A recent report on suicide mortalities by the US Centres for Disease Control and Prevention (CDC) suggests men in fields associated with construction and extraction represent the line of work with the highest rate of deaths by suicide.
The rankings of suicide rates for 2012 and 2015 reflect a shocking rise in people taking their own lives in various occupations. While the report can't explain the numbers, it can at least provide a focus for putting better prevention strategies in place.
During the first 16 years of this century, suicide rates in the US climbed steadily from 12.9 to 17.3 for every 100,000 people. That's a jump of more than a third.
It's an alarming trend, and no single factor seems to be responsible. Changes in economic security can go some way to explain the figures, as can social isolation and other forms of psychological stress.
Substance abuse has also been implicated in some cases, as has declining mental health. But the issue of suicide is evidently too complex for a simple, one-size-fits-all solution.
Instead of looking for general responses to this pressing problem, the CDC suggests we turn the focus to identifying who is most at risk, and putting individualised strategies in place.
"Increasing suicide rates in the US are a concerning trend that represent a tragedy for families and communities and impact the American workforce," says Deb Houry, the director of the CDC National Center for Injury Prevention and Control.
"Knowing who is at greater risk for suicide can help save lives through focused prevention efforts."
The majority of adults spend most of their waking hours in a workplace environment, it would make sense to have a better understanding of how our career might influence our risk of suicide.

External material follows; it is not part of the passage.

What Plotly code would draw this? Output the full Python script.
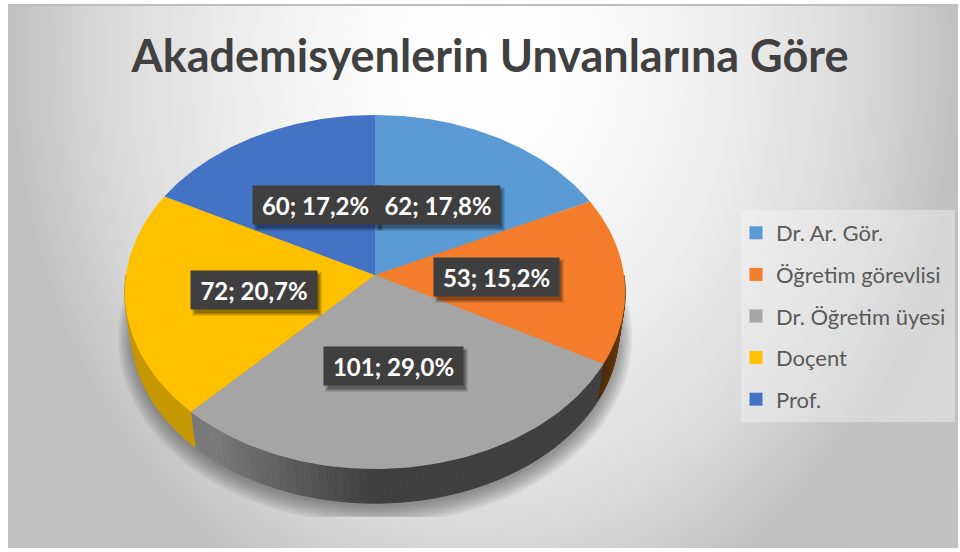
import base64
import numpy as np
import plotly.graph_objects as go

# ---- data ----
categories = ["Dr. Ar. Gör.", "Öğretim görevlisi", "Dr. Öğretim üyesi", "Doçent", "Prof."]
values = [62, 53, 101, 72, 60]
percent_labels = ["17,8%", "15,2%", "29,0%", "20,7%", "17,2%"]
title_text = "Akademisyenlerin Unvanlarına Göre"

# ---- styles ----
top_colors = ["#5B9BD5", "#F47D2C", "#A5A5A5", "#FFC000", "#4472C4"]
wall_colors = [("#2F5F8A", "#2F5F8A"), ("#4A2A08", "#8A4A10"), ("#3F3F3F", "#7A7A7A"),
               ("#C79800", "#C79800"), ("#27457A", "#27457A")]
label_centers = [(438, 205), (496.5, 277), (393.5, 366), (254, 290), (315.5, 205)]
label_sizes = [(122, 38), (123, 38), (137, 38), (124, 38), (123, 38)]

# ---- perspective model of the disc, in pixel-like axis units ----
CX, CY, RX, RY, K = 375, 275, 249, 175.4, 0.096
WALL_SCALE, WALL_DROP = 0.975, 39


def top_xy(theta):
    u, v = np.sin(theta), -np.cos(theta)
    s = 1 / (1 - K * v)
    return CX + RX * u * s, CY + RY * v * s


def bottom_xy(theta):
    x, y = top_xy(theta)
    return CX + (x - CX) * WALL_SCALE, CY + (y - CY) * WALL_SCALE + WALL_DROP


def mix(c1, c2, t):
    a = [int(c1[i:i + 2], 16) for i in (1, 3, 5)]
    b = [int(c2[i:i + 2], 16) for i in (1, 3, 5)]
    return "rgb(%d,%d,%d)" % tuple(round(p + (q - p) * t) for p, q in zip(a, b))


fractions = np.array(values, dtype=float) / sum(values)
edges = np.concatenate([[0], np.cumsum(fractions)]) * 2 * np.pi

fig = go.Figure()


def poly(x, y, color, line=None):
    fig.add_trace(go.Scatter(x=list(x), y=list(y), mode="lines", fill="toself", fillcolor=color,
                             line=dict(color=line or "rgba(0,0,0,0)", width=1 if line else 0),
                             hoverinfo="skip", showlegend=False))


# soft shadow below the disc, clipped by the plot floor
th = np.linspace(0, 2 * np.pi, 240)
bx, by = bottom_xy(th)
n_shadow = 12
for i in range(n_shadow):
    f = 1.055 - i * 0.0055
    sx = CX + (bx - CX) * f
    sy = by + 4
    sy = CY + 18 + (sy - CY - 18) * (1.08 - i * 0.0075)
    poly(sx, np.minimum(sy, 517), "rgba(60,60,60,0.05)")

# side wall, far to near
for i in range(len(values)):
    a, b = edges[i], edges[i + 1]
    lo, hi = max(a, np.pi / 2), min(b, 3 * np.pi / 2)
    if hi <= lo:
        continue
    pieces = np.linspace(lo, hi, 61)
    for j in range(len(pieces) - 1):
        t0, t1 = pieces[j], pieces[j + 1]
        seg = np.linspace(t0, t1, 3)
        x1, y1 = top_xy(seg)
        x2, y2 = bottom_xy(seg[::-1])
        m = (t0 + t1) / 2
        c1, c2 = wall_colors[i]
        shade = np.clip((m - np.pi) / 0.64, 0, 1) if i == 2 else 0
        if i == 1:
            shade = 1 - np.clip((m - lo) / max(hi - lo, 1e-6), 0, 1)
        col = mix(c1, c2, shade)
        poly(np.r_[x1, x2], np.r_[y1, y2], col, col)

# top face
for i in range(len(values)):
    seg = np.linspace(edges[i], edges[i + 1], 90)
    x, y = top_xy(seg)
    poly(np.r_[CX, x, CX], np.r_[CY, y, CY], top_colors[i])

# legend entries
for name, color in zip(categories, top_colors):
    fig.add_trace(go.Scatter(x=[None], y=[None], mode="markers", name=name, legendgroup=name,
                             marker=dict(symbol="square", size=13, color=color)))

# value labels
annotations = []
shapes = [dict(type="rect", xref="x", yref="y", x0=741, x1=955, y0=210, y1=422,
               fillcolor="rgba(245,245,245,0.45)", line_width=0, layer="above"),
          dict(type="line", xref="x", yref="y", x0=8, x1=958, y0=5, y1=5,
               line=dict(color="#BDBDBD", width=2), layer="above")]
for value, pct, (lx, ly), (w, h) in zip(values, percent_labels, label_centers, label_sizes):
    for grow, alpha in ((3, 0.10), (2, 0.12), (1, 0.14), (0, 0.16)):
        shapes.append(dict(type="rect", xref="x", yref="y",
                           x0=lx - w / 2 + 3 - grow, x1=lx + w / 2 + 3 + grow,
                           y0=ly - h / 2 + 4 - grow, y1=ly + h / 2 + 4 + grow,
                           fillcolor="rgba(0,0,0,%.2f)" % alpha, line_width=0, layer="above"))
    annotations.append(dict(x=lx, y=ly, xref="x", yref="y", text=f"{value}; {pct}", showarrow=False,
                            width=w, height=h - 2, bgcolor="#3F3F3F", align="center", valign="middle",
                            font=dict(family="Lato", size=24, color="white", weight="bold")))

# background gradient
svg = """<svg xmlns="http://www.w3.org/2000/svg" width="950" height="543" preserveAspectRatio="none">
<defs><radialGradient id="g" cx="0" cy="0" r="1" gradientTransform="translate(.5 .1) scale(1 2.2)">
<stop offset="0" stop-color="#ffffff"/><stop offset=".12" stop-color="#fbfbfb"/>
<stop offset=".25" stop-color="#eeeeee"/><stop offset=".4" stop-color="#d9d9d9"/>
<stop offset=".5" stop-color="#c0c0c0"/><stop offset=".66" stop-color="#c2c2c2"/>
</radialGradient></defs><rect width="950" height="543" fill="url(#g)"/></svg>"""
uri = "data:image/svg+xml;base64," + base64.b64encode(svg.encode()).decode()

fig.update_layout(
    width=960, height=552, margin=dict(l=0, r=0, t=0, b=0),
    paper_bgcolor="white", plot_bgcolor="rgba(0,0,0,0)",
    xaxis=dict(range=[0, 960], visible=False, fixedrange=True),
    yaxis=dict(range=[552, 0], visible=False, fixedrange=True),
    title=dict(text=title_text, x=490 / 960, xanchor="center", y=1 - 56 / 552, yanchor="middle",
               font=dict(family="Lato", size=45, color="#404040", weight="bold")),
    legend=dict(x=736 / 960, xanchor="left", y=1 - 212 / 552, yanchor="top", bgcolor="rgba(0,0,0,0)",
                font=dict(family="Lato", size=22, color="#595959"), tracegroupgap=10,
                traceorder="grouped", itemclick=False, itemdoubleclick=False),
    images=[dict(source=uri, xref="x", yref="y", x=8, y=5, sizex=950, sizey=543,
                 sizing="stretch", xanchor="left", yanchor="top", layer="below")],
    shapes=shapes, annotations=annotations,
)
fig.write_html("out.html", config=dict(displayModeBar=False),
               post_script="document.body.style.margin='0';")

To date, most occupational programs have provided resources for early detection and intervention procedures.
"However, more research on the role of the workplace in primary suicide prevention is needed, including improving working conditions and reducing stress," write the report's authors.
The figures are based on data taken from the 2012 and 2015 National Violent Death Reporting System results, covering more than 22,000 Americans aged between 16 and 64 in 17 states.
In 2015, more than 1,400 male construction and extraction workers died as a result of suicide. That's a startling rate of 53.2 workers per 100,000, up from 43.6 in 2012, making it the hardest hit occupational group by far.
The next biggest was in arts, entertainment, sports, and media, which also saw close to a 50 percent jump between 2012 and 2015 – moving from 26.9 to 39.7 per 100,000 working men.
That same occupational group represented the highest rate of suicides for women, with 11.7 per 100,000 in 2012 and 15.6 in 2015. Jobs in protective services and in healthcare support were also highly ranked.
The most dramatic rise for women was found in food preparation and serving, with a 54 percent increase of 6.1 up to 9.4.
At the other end of the scale, jobs in education systems and in libraries represented some of the lowest suicide rates for both men and women.
Thankfully, there were also signs of a drop in suicide rates in some occupational fields. For men involved in jobs related to farming and ranching, for example, the numbers fell from 44.9 to 32.2 – still high, but at least a trend in the right direction.
Women who worked in legal professions also saw a drop of around 17 percent, from 11.1 to 9.2.
Literally tens of thousands of people across the US took their own lives in 2016, putting it among the top ten leading causes of death. More than half of them didn't have a diagnosed mental health condition, adding to the complexity of the issue.
There's no easy fix. But reaching those who could benefit most is one big step towards tackling this crisis.